Stathos Hugunnie was wanted in connection with two stabbings in a housing project in Long Island City one day in April 1997. When police showed up, Hugunnie fired eight shots, striking NYPD officer Peter Bueti three times in the chest, which would have killed him if not for his protective vest. After being released from prison two years ago, he was picked up again on drugs and firearms charges. Yet he was released on just $5,000 bond. This, folks, is the real criminal justice dysfunction that needs “reform,” but victims and law enforcement don’t have the same lobbying power criminals do.
Although New York’s new law abolishing cash bail won’t be enacted until January 1, judges are already getting a head start by either applying it now or setting bail at a very low rate, even for repeat violent felons. Hugunnie was charged with attempted murder, assault, criminal weapons possession, and criminal use of a firearm for the 1997 incident. Back then, criminals were actually locked up, so he served 20 years in prison.
According to the New York Post, “On Nov. 7 at 6 a.m., detectives from Queens North carried out a search warrant and found the would-be cop killer in another apartment in the Queensbridge Houses, loaded down with multiple firearms, ammunition, and grams of both heroin and crack cocaine.”
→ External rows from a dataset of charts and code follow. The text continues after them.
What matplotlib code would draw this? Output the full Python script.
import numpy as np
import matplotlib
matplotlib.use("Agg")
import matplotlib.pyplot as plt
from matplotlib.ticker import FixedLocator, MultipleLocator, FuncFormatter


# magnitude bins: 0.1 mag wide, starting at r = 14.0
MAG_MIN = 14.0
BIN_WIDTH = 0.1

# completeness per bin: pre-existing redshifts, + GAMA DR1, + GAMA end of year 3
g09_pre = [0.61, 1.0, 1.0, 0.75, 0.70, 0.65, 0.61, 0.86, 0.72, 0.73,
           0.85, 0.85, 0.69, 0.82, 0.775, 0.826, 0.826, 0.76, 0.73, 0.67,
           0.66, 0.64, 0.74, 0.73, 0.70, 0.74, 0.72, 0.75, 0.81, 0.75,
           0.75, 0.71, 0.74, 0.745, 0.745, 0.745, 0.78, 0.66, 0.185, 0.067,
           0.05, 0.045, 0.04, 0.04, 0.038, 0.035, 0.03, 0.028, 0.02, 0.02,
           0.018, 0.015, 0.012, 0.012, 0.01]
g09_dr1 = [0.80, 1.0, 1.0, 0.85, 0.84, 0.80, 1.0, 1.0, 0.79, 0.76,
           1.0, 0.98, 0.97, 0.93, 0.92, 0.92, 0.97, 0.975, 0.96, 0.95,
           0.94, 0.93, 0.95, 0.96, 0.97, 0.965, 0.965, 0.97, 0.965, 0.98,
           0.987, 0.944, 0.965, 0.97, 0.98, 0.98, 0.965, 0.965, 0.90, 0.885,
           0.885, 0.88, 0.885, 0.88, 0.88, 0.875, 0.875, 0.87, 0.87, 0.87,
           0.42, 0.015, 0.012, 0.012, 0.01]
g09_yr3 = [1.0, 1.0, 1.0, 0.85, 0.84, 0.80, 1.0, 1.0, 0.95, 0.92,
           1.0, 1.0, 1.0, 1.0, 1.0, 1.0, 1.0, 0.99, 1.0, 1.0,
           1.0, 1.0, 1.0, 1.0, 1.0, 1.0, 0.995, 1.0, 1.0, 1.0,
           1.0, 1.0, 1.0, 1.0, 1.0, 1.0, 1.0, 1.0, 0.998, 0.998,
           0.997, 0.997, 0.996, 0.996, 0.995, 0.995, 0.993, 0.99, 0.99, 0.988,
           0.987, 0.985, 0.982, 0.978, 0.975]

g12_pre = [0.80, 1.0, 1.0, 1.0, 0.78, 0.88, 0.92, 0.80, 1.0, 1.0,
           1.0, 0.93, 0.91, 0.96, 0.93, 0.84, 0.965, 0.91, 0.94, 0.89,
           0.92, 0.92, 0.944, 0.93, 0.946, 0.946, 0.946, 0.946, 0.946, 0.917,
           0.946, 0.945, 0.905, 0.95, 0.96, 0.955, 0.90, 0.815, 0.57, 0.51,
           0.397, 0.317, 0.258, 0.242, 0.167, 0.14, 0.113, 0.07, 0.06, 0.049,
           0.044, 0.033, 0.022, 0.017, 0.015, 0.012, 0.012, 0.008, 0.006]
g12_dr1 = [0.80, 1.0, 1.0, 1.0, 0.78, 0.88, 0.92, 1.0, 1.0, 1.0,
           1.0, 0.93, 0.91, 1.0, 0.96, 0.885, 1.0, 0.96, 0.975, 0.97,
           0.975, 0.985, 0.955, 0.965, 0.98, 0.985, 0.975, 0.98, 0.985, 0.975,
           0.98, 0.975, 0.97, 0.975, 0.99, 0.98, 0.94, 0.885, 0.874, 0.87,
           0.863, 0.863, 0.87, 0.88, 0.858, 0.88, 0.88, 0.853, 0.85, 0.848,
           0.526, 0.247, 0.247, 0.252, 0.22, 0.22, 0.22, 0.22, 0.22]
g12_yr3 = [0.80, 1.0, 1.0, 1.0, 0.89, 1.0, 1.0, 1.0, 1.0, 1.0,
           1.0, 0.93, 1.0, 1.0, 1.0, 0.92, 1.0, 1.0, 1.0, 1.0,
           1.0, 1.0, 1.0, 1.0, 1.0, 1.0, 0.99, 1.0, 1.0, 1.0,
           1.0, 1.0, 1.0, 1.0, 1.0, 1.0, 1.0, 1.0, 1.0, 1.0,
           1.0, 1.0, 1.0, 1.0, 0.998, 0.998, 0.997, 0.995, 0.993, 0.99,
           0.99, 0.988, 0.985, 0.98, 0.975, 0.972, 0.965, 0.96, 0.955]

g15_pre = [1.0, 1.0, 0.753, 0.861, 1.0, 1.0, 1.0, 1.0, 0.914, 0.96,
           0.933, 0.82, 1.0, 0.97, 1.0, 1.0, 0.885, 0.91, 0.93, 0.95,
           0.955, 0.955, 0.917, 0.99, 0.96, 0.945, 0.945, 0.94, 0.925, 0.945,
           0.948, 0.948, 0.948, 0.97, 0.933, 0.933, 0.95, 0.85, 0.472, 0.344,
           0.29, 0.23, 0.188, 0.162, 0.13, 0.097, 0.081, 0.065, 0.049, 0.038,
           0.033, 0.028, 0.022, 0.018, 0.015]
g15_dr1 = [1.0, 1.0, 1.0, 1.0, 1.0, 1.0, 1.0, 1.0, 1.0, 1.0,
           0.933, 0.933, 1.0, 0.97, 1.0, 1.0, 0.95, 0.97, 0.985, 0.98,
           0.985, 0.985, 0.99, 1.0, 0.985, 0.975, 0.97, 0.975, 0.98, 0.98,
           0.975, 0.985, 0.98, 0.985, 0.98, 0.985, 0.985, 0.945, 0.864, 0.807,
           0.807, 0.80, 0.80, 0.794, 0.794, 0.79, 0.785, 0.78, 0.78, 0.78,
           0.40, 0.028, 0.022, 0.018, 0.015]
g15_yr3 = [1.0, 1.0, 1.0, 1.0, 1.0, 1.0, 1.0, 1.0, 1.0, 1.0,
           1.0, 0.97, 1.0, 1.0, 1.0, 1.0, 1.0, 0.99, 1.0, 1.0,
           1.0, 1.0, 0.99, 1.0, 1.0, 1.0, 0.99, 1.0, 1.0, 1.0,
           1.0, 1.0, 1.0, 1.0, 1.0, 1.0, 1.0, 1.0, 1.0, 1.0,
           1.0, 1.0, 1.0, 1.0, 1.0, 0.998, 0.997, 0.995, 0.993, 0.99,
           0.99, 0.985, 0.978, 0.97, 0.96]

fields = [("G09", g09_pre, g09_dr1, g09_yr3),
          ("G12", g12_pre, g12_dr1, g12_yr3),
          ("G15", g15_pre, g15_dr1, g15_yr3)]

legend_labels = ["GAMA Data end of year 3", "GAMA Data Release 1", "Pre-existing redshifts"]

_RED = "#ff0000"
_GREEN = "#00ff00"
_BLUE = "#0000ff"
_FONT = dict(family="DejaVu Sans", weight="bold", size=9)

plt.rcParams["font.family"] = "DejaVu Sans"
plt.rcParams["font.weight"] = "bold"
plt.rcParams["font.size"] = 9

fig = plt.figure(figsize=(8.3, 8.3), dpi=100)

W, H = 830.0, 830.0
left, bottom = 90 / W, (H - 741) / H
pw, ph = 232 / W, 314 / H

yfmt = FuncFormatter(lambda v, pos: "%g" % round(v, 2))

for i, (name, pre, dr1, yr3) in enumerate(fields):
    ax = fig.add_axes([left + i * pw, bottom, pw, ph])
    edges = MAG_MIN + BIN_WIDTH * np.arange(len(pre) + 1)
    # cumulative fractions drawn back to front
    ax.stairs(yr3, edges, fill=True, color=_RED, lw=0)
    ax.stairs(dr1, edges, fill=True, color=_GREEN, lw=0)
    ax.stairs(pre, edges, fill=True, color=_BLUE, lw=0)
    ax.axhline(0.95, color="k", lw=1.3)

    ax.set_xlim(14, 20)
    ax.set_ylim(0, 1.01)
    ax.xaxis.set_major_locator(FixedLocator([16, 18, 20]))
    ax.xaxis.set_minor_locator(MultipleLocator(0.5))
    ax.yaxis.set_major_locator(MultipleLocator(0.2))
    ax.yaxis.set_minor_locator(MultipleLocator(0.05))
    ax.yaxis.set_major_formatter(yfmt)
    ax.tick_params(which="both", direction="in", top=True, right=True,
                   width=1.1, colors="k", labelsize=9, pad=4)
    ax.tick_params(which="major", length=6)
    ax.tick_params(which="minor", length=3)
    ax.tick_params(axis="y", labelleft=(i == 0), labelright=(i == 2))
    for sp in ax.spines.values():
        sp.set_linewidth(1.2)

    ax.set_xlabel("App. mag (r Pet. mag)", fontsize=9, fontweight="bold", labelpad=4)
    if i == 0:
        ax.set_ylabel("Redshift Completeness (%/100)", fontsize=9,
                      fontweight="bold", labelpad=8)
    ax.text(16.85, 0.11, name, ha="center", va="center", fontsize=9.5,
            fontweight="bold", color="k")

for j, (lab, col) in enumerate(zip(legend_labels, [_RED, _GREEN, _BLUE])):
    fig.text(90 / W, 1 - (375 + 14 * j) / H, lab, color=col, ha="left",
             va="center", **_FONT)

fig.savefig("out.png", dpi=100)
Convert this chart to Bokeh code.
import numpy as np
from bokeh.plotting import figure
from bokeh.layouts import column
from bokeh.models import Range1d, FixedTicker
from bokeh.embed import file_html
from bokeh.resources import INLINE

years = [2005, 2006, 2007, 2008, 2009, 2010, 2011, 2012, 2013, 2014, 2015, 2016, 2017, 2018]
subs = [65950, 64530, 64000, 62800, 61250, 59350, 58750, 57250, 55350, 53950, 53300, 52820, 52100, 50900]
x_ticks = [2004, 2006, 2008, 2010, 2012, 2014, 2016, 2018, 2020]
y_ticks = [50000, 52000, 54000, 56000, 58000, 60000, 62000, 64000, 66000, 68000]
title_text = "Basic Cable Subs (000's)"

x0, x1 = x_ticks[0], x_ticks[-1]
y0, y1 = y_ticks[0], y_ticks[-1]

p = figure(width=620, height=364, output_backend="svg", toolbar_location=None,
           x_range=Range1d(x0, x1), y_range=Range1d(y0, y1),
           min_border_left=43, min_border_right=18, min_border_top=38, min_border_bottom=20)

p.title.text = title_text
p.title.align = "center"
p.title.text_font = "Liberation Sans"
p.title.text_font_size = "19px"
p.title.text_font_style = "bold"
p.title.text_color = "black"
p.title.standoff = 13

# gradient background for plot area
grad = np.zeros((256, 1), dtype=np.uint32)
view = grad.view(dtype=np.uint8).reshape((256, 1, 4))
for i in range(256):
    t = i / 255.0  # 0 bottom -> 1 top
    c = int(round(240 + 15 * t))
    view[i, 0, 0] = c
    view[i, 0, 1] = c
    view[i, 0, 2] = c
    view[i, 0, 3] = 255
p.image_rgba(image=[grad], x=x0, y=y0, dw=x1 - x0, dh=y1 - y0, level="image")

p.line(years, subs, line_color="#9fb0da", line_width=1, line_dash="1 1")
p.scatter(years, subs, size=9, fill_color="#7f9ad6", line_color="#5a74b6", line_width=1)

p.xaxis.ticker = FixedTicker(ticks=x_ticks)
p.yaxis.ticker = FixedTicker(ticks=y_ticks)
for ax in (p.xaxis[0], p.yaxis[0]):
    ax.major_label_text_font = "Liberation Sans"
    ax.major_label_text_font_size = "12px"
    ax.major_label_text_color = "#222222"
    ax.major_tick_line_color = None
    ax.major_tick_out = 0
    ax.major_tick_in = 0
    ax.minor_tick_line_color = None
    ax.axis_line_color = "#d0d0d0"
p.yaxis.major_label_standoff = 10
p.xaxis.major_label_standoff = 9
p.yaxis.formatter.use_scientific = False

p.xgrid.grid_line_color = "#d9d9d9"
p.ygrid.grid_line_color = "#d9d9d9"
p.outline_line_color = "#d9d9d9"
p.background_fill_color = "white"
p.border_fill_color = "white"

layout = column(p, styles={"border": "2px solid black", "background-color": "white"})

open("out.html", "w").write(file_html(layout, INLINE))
Liberals always say they want to combat gun violence, but they love to let out the most violent gun felons of all on the streets. Consequently, someone like this, who almost killed a cop and was then caught illegally possessing firearms, was let back out on just $5,000 bond. “This is the type of person New Yorkers are going to be encountering on our streets in increasing numbers: vicious criminals who are being spit back out by our criminal justice system,” said Patrolmen's Benevolent Association President Patrick Lynch, as quoted by the Post. “We must fix our broken parole system before perps like Hugunnie create more victims.”